## BEGIN Collected material

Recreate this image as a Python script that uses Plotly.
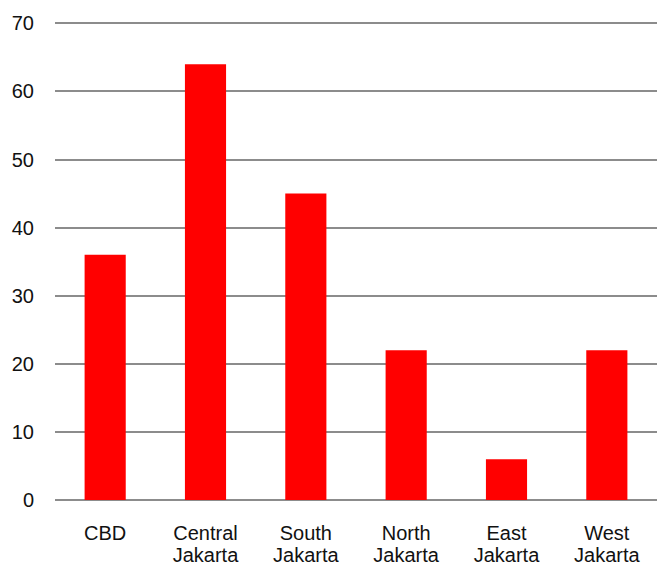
import plotly.graph_objects as go

categories = ["CBD", "Central Jakarta", "South Jakarta", "North Jakarta", "East Jakarta", "West Jakarta"]
label_line1 = ["CBD", "Central", "South", "North", "East", "West"]
label_line2 = ["", "Jakarta", "Jakarta", "Jakarta", "Jakarta", "Jakarta"]
values = [36, 64, 45, 22, 6, 22]
y_ticks = [0, 10, 20, 30, 40, 50, 60, 70]

fig = go.Figure(go.Bar(x=categories, y=values, marker=dict(color="#FF0000", line=dict(width=0)),
                       hoverinfo="x+y"))

font_family = "Liberation Sans, Arial, sans-serif"
fig.update_layout(
    width=657, height=567,
    margin=dict(l=55, r=0, t=22, b=67),
    paper_bgcolor="white", plot_bgcolor="white",
    bargap=0.59,
    showlegend=False,
    font=dict(family=font_family, size=20, color="#111111"),
    xaxis=dict(
        type="category", range=[-0.5, len(categories) - 0.5],
        tickmode="array", tickvals=categories, ticktext=label_line1,
        showgrid=False, showline=False, zeroline=False, automargin=False,
        ticklabelstandoff=19, tickfont=dict(size=20),
    ),
    xaxis2=dict(
        overlaying="x", side="bottom", type="linear",
        range=[-0.5, len(categories) - 0.5],
        tickmode="array", tickvals=list(range(len(categories))), ticktext=label_line2,
        showgrid=False, showline=False, zeroline=False, automargin=False,
        ticklabelstandoff=41, tickfont=dict(size=20),
    ),
    yaxis=dict(
        range=[0, 70.2], tickmode="array", tickvals=y_ticks,
        showgrid=True, gridcolor="#8c8c8c", gridwidth=1.6,
        zeroline=True, zerolinecolor="#8c8c8c", zerolinewidth=1.6,
        showline=False, automargin=False, ticklabelstandoff=20,
        tickfont=dict(size=20),
    ),
)
# invisible helper trace so the second-line label axis is rendered
fig.add_trace(go.Scatter(x=[], y=[], xaxis="x2", yaxis="y", showlegend=False, hoverinfo="skip"))
fig.write_html("out.html")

## END Collected material

Exercise directions: Reproduce exactly the run of lines that opens the listing and closes with the line holding "import plotly.graph_objects as go". Pictures are excluded.

Expected output:
Recreate this image as a Python script that uses Plotly.
import plotly.graph_objects as go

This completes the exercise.